With Brexit fast approaching — and indeed declining direct support for many farms also pending — it’s arguably never been more important for farmers to find ways to generate extra income streams to keep farms sustainable.
Interestingly, a recent NFU Mutual report said more than a quarter of Scotland’s farmers plan to diversify to survive after Brexit and, the good news is, despite challenges including lack of time and unreliable broadband, that more than 94% of existing farm diversification schemes are successful.
With that in mind, what are the opportunities and challenges for tenant farmers and owner occupiers?
The Agricultural Holdings (Scotland) Act 2016 — with reduced grounds for landlord’s objection and a shift of onus onto the landlord to actively object to a proposed diversification — has theoretically made it easier for tenants to diversify.
That said, tenant farmers do face challenges, particularly when it comes to accessing funding for a project without being able to leverage owned assets.
Interestingly though, I recently attended the launch of the agritourism monitor farms where we heard new funding streams for similar developments may become more available again, and that some funding remains available through LEADER, depending on where the farm is.
Another issue is whether diversification works would be considered improvements to the holding and, if so, whether they need landlord consent. If so, the process for intimating tenants’ improvements remains the same.
That said, should improvements have been made historically, it may be worth considering whether the tenants’ improvement amnesty period, in operation until June 2020, can be used.
The amnesty is an opportunity for landlords and tenants to agree on a list of improvements contained in schedule 5 of the Agricultural Holdings (Scotland) Act 1991 that are eligible for compensation at tenancy termination, even though the proper procedures for notifying and recording the improvements may not have been followed.
The amnesty provisions are set up principally to deal with the issue around waygo, but there is increasing likelihood that the content of an amnesty agreement prove useful in any future rent review.

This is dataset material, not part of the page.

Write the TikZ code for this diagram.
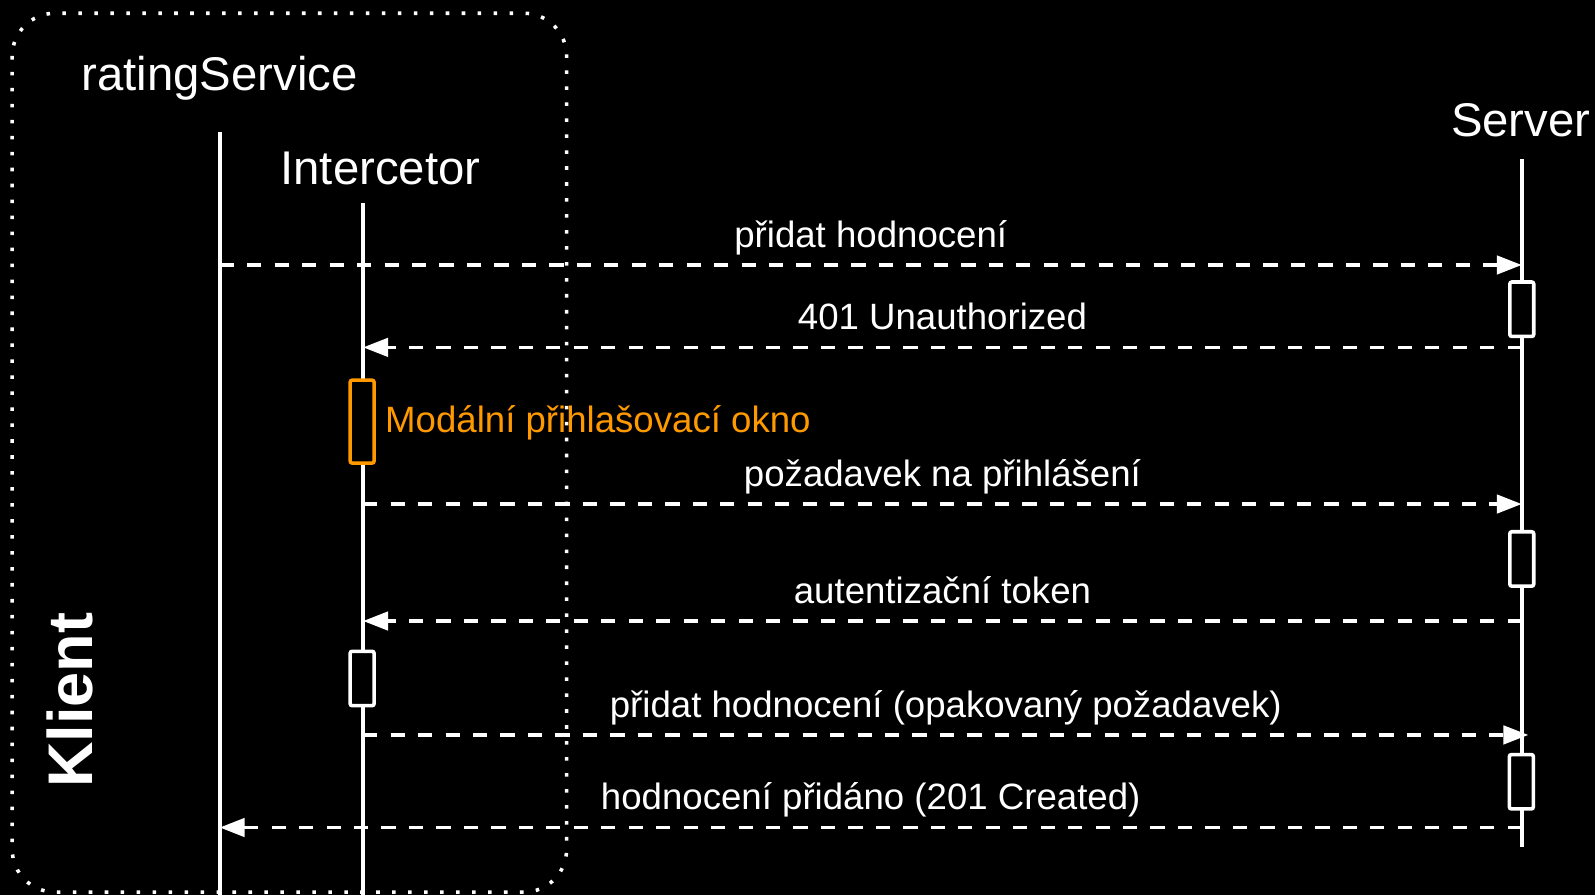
\documentclass[tikz,border=0pt]{standalone}
\usepackage{fontspec}
\setmainfont{Liberation Sans}
\usetikzlibrary{arrows.meta}
\definecolor{modalorange}{RGB}{255,153,0}
\begin{document}
\begin{tikzpicture}
        [x=1pt, y=-1pt,
         head_style/.style={text=white,anchor=base,inner sep=0pt,font=\fontsize{46.5}{56}\selectfont},
         side_style/.style={text=white,anchor=base,inner sep=0pt,rotate=90,font=\bfseries\fontsize{62}{74}\selectfont},
         lifeline_style/.style={draw=white,line width=3.5pt},
         box_style/.style={rectangle,draw=white,fill=black,line width=3.5pt,rounded corners=2pt,minimum width=23.5pt,minimum height=53.5pt,inner sep=0pt},
         box_style_modal/.style={box_style,draw=modalorange,minimum height=81.5pt},
         msg_style/.style={draw=white,line width=3.5pt,dash pattern=on 14pt off 13pt,-{Triangle[length=24.5pt,width=18pt,fill=white]}},
         msg_label/.style={text=white,anchor=base,yshift=17.5pt,inner sep=0pt,font=\fontsize{36}{43}\selectfont},
         modal_label/.style={text=modalorange,anchor=base west,inner sep=0pt,font=\fontsize{36}{43}\selectfont},
         frame_style/.style={draw=white,line width=3.5pt,dash pattern=on 3.5pt off 12.2pt,rounded corners=42pt}]
            \fill[black] (0,0) rectangle (1568,880);
            \useasboundingbox (0,0) rectangle (1568,880);
            \node[head_style] (rs) at (216,88.5) {ratingService};
            \node[head_style] (int) at (374,181) {Intercetor};
            \node[head_style] (srv) at (1495,134.4) {Server};
            \node[side_style] (klient) at (90.5,688.5) {Klient};
            \coordinate (rs_top) at (216,129.5);
            \coordinate (rs_bot) at (216,880);
            \coordinate (int_top) at (357,200);
            \coordinate (int_bot) at (357,880);
            \coordinate (srv_top) at (1496,156.5);
            \coordinate (srv_bot) at (1496,832.5);
            \draw[lifeline_style] (rs_top) -- (rs_bot);
            \draw[lifeline_style] (int_top) -- (int_bot);
            \draw[lifeline_style] (srv_top) -- (srv_bot);
            \coordinate (rs_m1) at (216,260.5);
            \coordinate (srv_m1) at (1496,260.5);
            \coordinate (srv_m2) at (1496,341.5);
            \coordinate (int_m2) at (357,341.5);
            \coordinate (int_m3) at (357,495.5);
            \coordinate (srv_m3) at (1496,495.5);
            \coordinate (srv_m4) at (1496,610.5);
            \coordinate (int_m4) at (357,610.5);
            \coordinate (int_m5) at (357,722.5);
            \coordinate (srv_m5) at (1502.5,722.5);
            \coordinate (srv_m6) at (1496,813.5);
            \coordinate (rs_m6) at (216,813.5);
            \path  (rs_m1) edge[msg_style] node[msg_label]{přidat hodnocení} (srv_m1);
            \path  (srv_m2) edge[msg_style] node[msg_label]{401 Unauthorized} (int_m2);
            \path  (int_m3) edge[msg_style] node[msg_label]{požadavek na přihlášení} (srv_m3);
            \path  (srv_m4) edge[msg_style] node[msg_label]{autentizační token} (int_m4);
            \path  (int_m5) edge[msg_style] node[msg_label]{přidat hodnocení (opakovaný požadavek)} (srv_m5);
            \path  (srv_m6) edge[msg_style] node[msg_label]{hodnocení přidáno (201 Created)} (rs_m6);
            \node[box_style] (srv_box1) at (1496,304) {};
            \node[box_style] (srv_box2) at (1496,549.5) {};
            \node[box_style] (srv_box3) at (1495.6,768.5) {};
            \node[box_style_modal] (int_modal) at (356,414.5) {};
            \node[box_style] (int_box) at (356,667) {};
            \node[modal_label] (modal_text) at (378.5,425.4) {Modální přihlašovací okno};
            \draw[frame_style] (12,13) rectangle (557,877);
        \end{tikzpicture}
\end{document}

The future method of rent review is still under review, but the 2016 act provides it will be based on what both the value of the property and how much landlord’s fixed equipment and land used for non-agricultural purposes might be let on the open market.
With the complexity in financial ramifications of diversification on a tenanted farm, the best practice remains early and open communication with the landlord.
Whilst owner occupiers do not have to face the complexity of negotiation with landlords in any diversification, other challenges arise, and apply to both tenanted and owner occupied proprietors.
Both tenants and owner occupiers need to be mindful of the legislative landscape, and factor it into the business plan. Take the example of GDPR, the new European data protection regime. It presents another challenge for many businesses that uses databases for both the promotion of their diversified enterprises as well as for attracting repeat business.
In short, there are plenty of opportunities for all types of farming businesses, even against the backdrop of a challenging economic and political climate; however, the underlying principle of a keen business eye for the legal and accountancy aspects of diversification is key and so, as always, is building a team of trusted advisors from the outset to give any diversification project the best chance of success.
A shorter version of this article appeared in The Courier on 4 March 2019.